What the changes mean for employers
The tax changes mainly affect employers who provide loans to employees at interest rates below the prescribed market rate.
Where an employer charges less than the approved 8 per cent interest rate, or issues an interest-free loan, the difference between the charged rate and the prescribed rate is treated as a taxable fringe benefit.
Employers are responsible for calculating the taxable benefit, deducting the relevant tax and remitting it to KRA within the required timelines.
For deemed interest, KRA directed employers and other affected taxpayers to deduct 15 per cent withholding tax and remit the amount to the Commissioner within five working days.
How Fringe Benefit Tax is calculated
Fringe Benefit Tax applies when an employer extends a loan to an employee on terms that are more favourable than market conditions.
For example, if an employee receives an interest-free loan, the entire 8 per cent prescribed interest is treated as a taxable employment benefit. Where the employer charges interest below 8 per cent, only the difference between the actual rate and the prescribed rate becomes taxable.
The tax liability falls on the employer, who is required to account for and pay the Fringe Benefit Tax to KRA.
Low interest benefit rules remain in force
KRA also retained the low interest benefit rate at 8 per cent for the six-month period ending in December 2026.

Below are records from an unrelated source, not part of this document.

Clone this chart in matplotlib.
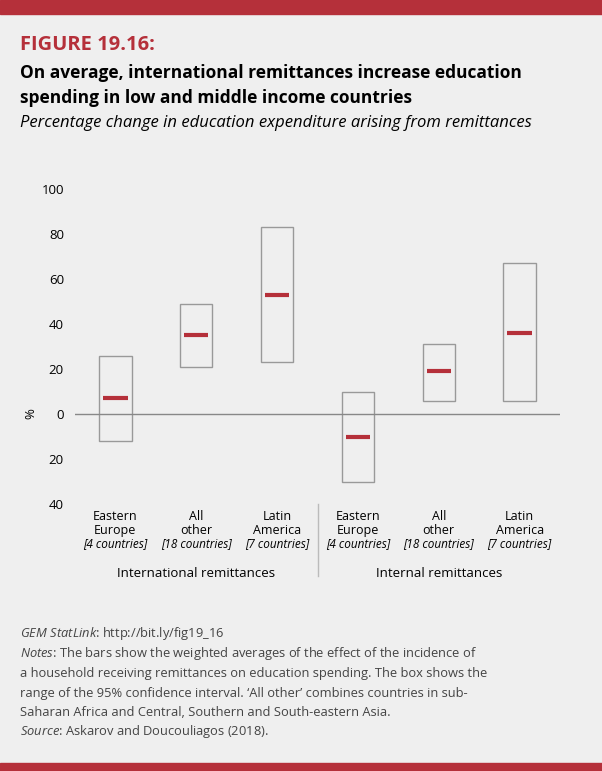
import matplotlib.pyplot as plt
from matplotlib.patches import Rectangle
import matplotlib.transforms as mtransforms

cats = ["Eastern\nEurope", "All\nother", "Latin\nAmerica"] * 2
counts = ["[4 countries]", "[18 countries]", "[7 countries]"] * 2
groups = ["International remittances", "Internal remittances"]
low = [-12, 21, 23, -30, 6, 6]
high = [26, 49, 83, 10, 31, 67]
mean = [7, 35, 53, -10, 19, 36]
xpos = [0, 1, 2, 3, 4, 5]

red = "#b5303a"
bg = "#efefef"
plt.rcParams['font.family'] = ['Open Sans', 'DejaVu Sans']
plt.rcParams['mathtext.fontset'] = 'custom'
plt.rcParams['mathtext.it'] = 'Open Sans:italic'
plt.rcParams['mathtext.rm'] = 'Open Sans'

fig = plt.figure(figsize=(6.02, 7.71), dpi=100, facecolor=bg)
fig.patches.append(Rectangle((0, 1 - 14 / 771), 1, 14 / 771, transform=fig.transFigure, color=red))
fig.patches.append(Rectangle((0, 0), 1, 8 / 771, transform=fig.transFigure, color=red))

fig.text(20 / 602, 1 - 45 / 771, "FIGURE 19.16:", color=red, fontsize=14.5, fontweight='bold', va='center')
fig.text(20 / 602, 1 - 73 / 771, "On average, international remittances increase education", fontsize=12.5, fontweight='bold', va='center')
fig.text(20 / 602, 1 - 98 / 771, "spending in low and middle income countries", fontsize=12.5, fontweight='bold', va='center')
fig.text(20 / 602, 1 - 123 / 771, "Percentage change in education expenditure arising from remittances", fontsize=12, style='italic', va='center')

ax = fig.add_axes([75 / 602, 1 - 504 / 771, 485 / 602, 315 / 771])
ax.set_facecolor(bg)
ax.set_xlim(-0.5, 5.5)
ax.set_ylim(-40, 100)
for s in ax.spines.values():
    s.set_visible(False)
ax.axhline(0, color="#888888", lw=1)
ax.set_xticks([])
ax.set_yticks(range(-40, 101, 20))
ax.set_yticklabels([str(abs(v)) for v in range(-40, 101, 20)], fontsize=9.5)
ax.tick_params(axis='y', length=0, pad=8)
ax.text(-0.09, 0, "%", transform=mtransforms.blended_transform_factory(ax.transAxes, ax.transData),
        rotation=90, fontsize=9.5, ha='center', va='center')

w = 0.4
for x, lo, hi, m in zip(xpos, low, high, mean):
    ax.add_patch(Rectangle((x - w / 2, lo), w, hi - lo, fill=False, ec="#999999", lw=1))
    ax.plot([x - 0.15, x + 0.15], [m, m], color=red, lw=3, solid_capstyle='butt')

tr = mtransforms.blended_transform_factory(ax.transData, ax.transAxes)
for x, c, n in zip(xpos, cats, counts):
    ax.text(x, -0.02, c, transform=tr, ha='center', va='top', fontsize=9, linespacing=1.05)
    ax.text(x, -0.105, n, transform=tr, ha='center', va='top', fontsize=8.5, style='italic')
for i, g in enumerate(groups):
    ax.text(1 + 3 * i, -0.2, g, transform=tr, ha='center', va='top', fontsize=9.5)
ax.plot([2.5, 2.5], [0, -0.23], transform=tr, color="#bbbbbb", lw=1, clip_on=False)

foot = [
    (r"$\it{GEM\ StatLink}$: http://bit.ly/fig19_16", 634),
    (r"$\it{Notes}$: The bars show the weighted averages of the effect of the incidence of", 654),
    ("a household receiving remittances on education spending. The box shows the", 674),
    ("range of the 95% confidence interval. ‘All other’ combines countries in sub-", 693),
    ("Saharan Africa and Central, Southern and South-eastern Asia.", 712),
    (r"$\it{Source}$: Askarov and Doucouliagos (2018).", 731),
]
for t, y in foot:
    fig.text(20 / 602, 1 - y / 771, t, fontsize=9.3, color="#444444", va='center')

fig.savefig("out.png", dpi=100, facecolor=bg)
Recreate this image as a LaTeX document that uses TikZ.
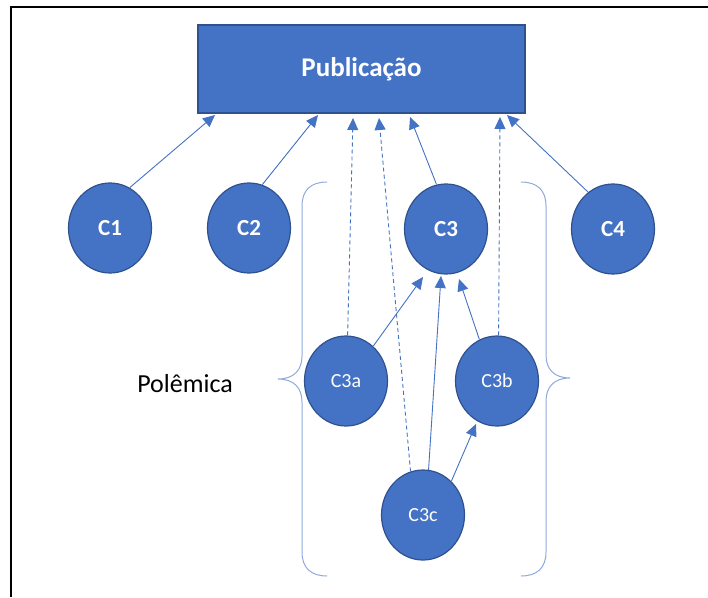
\documentclass[tikz,border=0pt]{standalone}
\usepackage{fontspec}
\setmainfont{Carlito}
\usetikzlibrary{arrows.meta,shapes.geometric}
\definecolor{fillb}{HTML}{4472C4}
\definecolor{edgeb}{HTML}{2F528F}
\definecolor{lineb}{HTML}{4472C4}
\definecolor{braceb}{HTML}{8FAADC}
\begin{document}
\begin{tikzpicture}[x=1pt,y=-1pt,
  circ/.style={ellipse, fill=fillb, draw=edgeb, line width=1.2pt, inner sep=0pt, minimum width=83pt, minimum height=90pt, text=white},
  topc/.style={circ, font=\bfseries\fontsize{23}{26}\selectfont},
  subc/.style={circ, font=\fontsize{20}{24}\selectfont},
  link/.style={draw=lineb, line width=0.9pt, -{Triangle[length=12pt,width=11pt]}},
  dlink/.style={link, dash pattern=on 4pt off 3pt},
  bracel/.style={draw=braceb, line width=1pt}]
\useasboundingbox (0,0) rectangle (708,597);
\fill[white] (0,0) rectangle (708,597);
\draw[line width=2pt] (11,597) -- (11,7) -- (708,7);

\node[draw=edgeb, fill=fillb, line width=1.2pt, minimum width=327pt, minimum height=88pt, inner sep=0pt, text=white, font=\bfseries\fontsize{27}{30}\selectfont] (pub) at (361.5,69) {Publicação};

\node[topc] (c1) at (110,228) {C1};
\node[topc] (c2) at (249,228) {C2};
\node[topc] (c3) at (446,229) {C3};
\node[topc] (c4) at (613,229) {C4};
\node[subc] (c3a) at (346,381) {C3a};
\node[subc] (c3b) at (497,381) {C3b};
\node[subc] (c3c) at (423,515) {C3c};

\node[font=\fontsize{26}{30}\selectfont] (pol) at (185,384) {Polêmica};

% arrow tip coordinates
\coordinate (p1) at (215,115);
\coordinate (p2) at (318,115);
\coordinate (p3a) at (353,118);
\coordinate (p3c) at (379,118);
\coordinate (p3) at (410,117);
\coordinate (p3b) at (500,117);
\coordinate (p4) at (507,115);
\coordinate (q3a) at (423,277);
\coordinate (q3c) at (441,276);
\coordinate (q3b) at (459,279);
\coordinate (r3b) at (476,424);

\draw[link] (c1.64) -- (p1);
\draw[link] (c2.73) -- (p2);
\draw[link] (c3.102) -- (p3);
\draw[link] (c4.124) -- (p4);
\draw[dlink] (c3a.88) -- (p3a);
\draw[dlink] (c3c.106) -- (p3c);
\draw[dlink] (c3b.88) -- (p3b);
\draw[link] (c3a.52) -- (q3a);
\draw[link] (c3c.83) -- (q3c);
\draw[link] (c3b.113) -- (q3b);
\draw[link] (c3c.50) -- (r3b);

% braces
\draw[bracel] (327,182) .. controls (311,182) and (302,190) .. (302,206) -- (302,356)
  .. controls (302,370) and (294,379) .. (278,379)
  .. controls (294,379) and (302,388) .. (302,402) -- (302,552)
  .. controls (302,568) and (311,576) .. (327,576);
\draw[bracel] (521,182) .. controls (537,182) and (546,190) .. (546,206) -- (546,355)
  .. controls (546,369) and (554,378) .. (570,378)
  .. controls (554,378) and (546,387) .. (546,401) -- (546,552)
  .. controls (546,568) and (537,576) .. (521,576);
\end{tikzpicture}
\end{document}
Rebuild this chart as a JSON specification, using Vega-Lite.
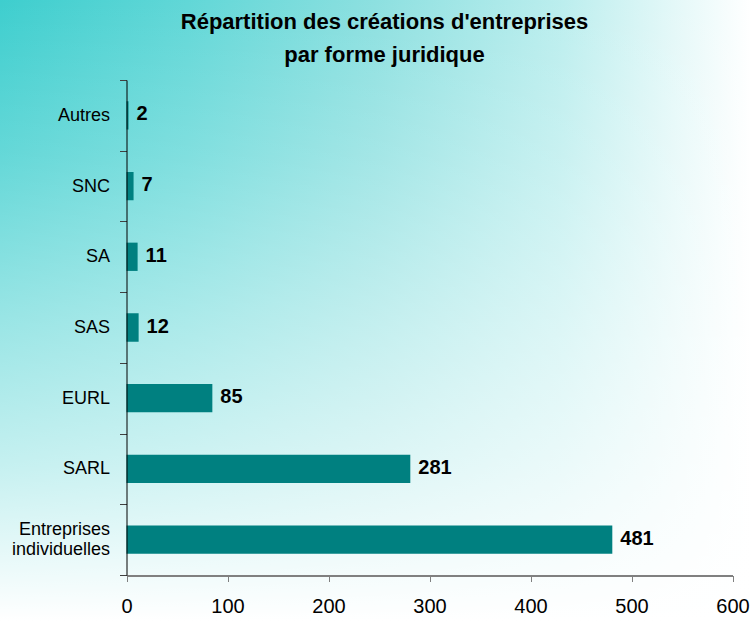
{
  "$schema": "https://vega.github.io/schema/vega-lite/v6.json",
  "width": 751,
  "height": 621,
  "padding": 0,
  "autosize": {"type": "none"},
  "background": "#ffffff",
  "config": {"view": {"stroke": null}, "font": "Liberation Sans"},
  "title": {
    "text": ["Répartition des créations d'entreprises", "par forme juridique"],
    "font": "Liberation Sans",
    "fontSize": 22,
    "fontWeight": "bold",
    "color": "#000000",
    "anchor": "middle",
    "frame": "group",
    "orient": "top",
    "baseline": "top",
    "lineHeight": 33,
    "offset": -76,
    "dx": 9,
    "zindex": 2
  },
  "data": {
    "values": [
      {"forme": "Autres", "n": 2},
      {"forme": "SNC", "n": 7},
      {"forme": "SA", "n": 11},
      {"forme": "SAS", "n": 12},
      {"forme": "EURL", "n": 85},
      {"forme": "SARL", "n": 281},
      {"forme": "Entreprises individuelles", "n": 481}
    ]
  },
  "layer": [
    {
      "data": {"values": [{}]},
      "mark": {
        "type": "rect",
        "fill": {
          "gradient": "linear", "x1": 0, "y1": 0, "x2": 1, "y2": 0,
          "stops": [
            {"offset": 0, "color": "#3ECECE"},
            {"offset": 0.25, "color": "#61D7D7"},
            {"offset": 0.5, "color": "#8DE0E0"},
            {"offset": 0.75, "color": "#BCEEEE"},
            {"offset": 1, "color": "#FFFFFF"}
          ]
        }
      },
      "encoding": {}
    },
    {
      "data": {"values": [{}]},
      "mark": {
        "type": "rect",
        "fill": {
          "gradient": "linear", "x1": 0, "y1": 0, "x2": 0, "y2": 1,
          "stops": [
            {"offset": 0, "color": "rgba(255,255,255,0)"},
            {"offset": 0.25, "color": "rgba(255,255,255,0.2)"},
            {"offset": 0.5, "color": "rgba(255,255,255,0.46)"},
            {"offset": 0.75, "color": "rgba(255,255,255,0.7)"},
            {"offset": 1, "color": "rgba(255,255,255,1)"}
          ]
        }
      },
      "encoding": {}
    },
    {
      "mark": {"type": "bar", "color": "#008080", "height": {"band": 0.4}},
      "encoding": {
        "y": {
          "field": "forme",
          "type": "nominal",
          "sort": null,
          "scale": {"range": [80, 575], "paddingInner": 0, "paddingOuter": 0},
          "axis": {
            "title": null,
            "orient": "left",
            "offset": -126.5,
            "zindex": 1,
            "tickBand": "extent",
            "tickSize": 7,
            "tickColor": "#404040",
            "domainColor": "#000000",
            "domainWidth": 1,
            "labelFont": "Liberation Sans",
            "labelFontSize": 18,
            "labelColor": "#000000",
            "labelPadding": 10,
            "labelLineHeight": 20,
            "labelOffset": {"condition": {"test": "datum.label == 'Entreprises individuelles'", "value": -10}, "value": 0},
            "labelExpr": "datum.label == 'Entreprises individuelles' ? ['Entreprises', 'individuelles'] : datum.label"
          }
        },
        "x": {
          "field": "n",
          "type": "quantitative",
          "scale": {"domain": [0, 600], "range": [126.5, 732.5], "nice": false},
          "axis": {
            "title": null,
            "orient": "bottom",
            "offset": -45.5,
            "zindex": 1,
            "values": [0, 100, 200, 300, 400, 500, 600],
            "grid": false,
            "labelFlush": false,
            "labelOverlap": false,
            "labelBound": false,
            "tickSize": 6,
            "tickColor": "#808080",
            "domainColor": "#808080",
            "domainWidth": 2,
            "labelFont": "Liberation Sans",
            "labelFontSize": 20,
            "labelColor": "#000000",
            "labelPadding": 15
          }
        }
      }
    },
    {
      "mark": {"type": "text", "align": "left", "baseline": "middle", "dx": 8, "dy": -1, "font": "Liberation Sans", "fontSize": 20, "fontWeight": "bold", "color": "#000000"},
      "encoding": {
        "y": {"field": "forme", "type": "nominal", "sort": null},
        "x": {"field": "n", "type": "quantitative"},
        "text": {"field": "n", "type": "quantitative"}
      }
    }
  ]
}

The provision applies where employees receive subsidised loans from their employers at rates lower than the prescribed benchmark.
The authority publishes these rates every quarter to ensure employers apply the correct tax treatment when calculating benefits arising from staff loan arrangements.
KRA urges compliance
KRA advised employers and taxpayers to apply the new rates when preparing payroll and tax returns for the applicable periods.
The authority also reminded taxpayers that it will not be held responsible for payments that are not successfully received or remitted within the prescribed timelines.
The new rates are expected to guide employers in assessing taxable employee benefits and ensuring compliance with Kenya’s Income Tax Act throughout the remainder of 2026.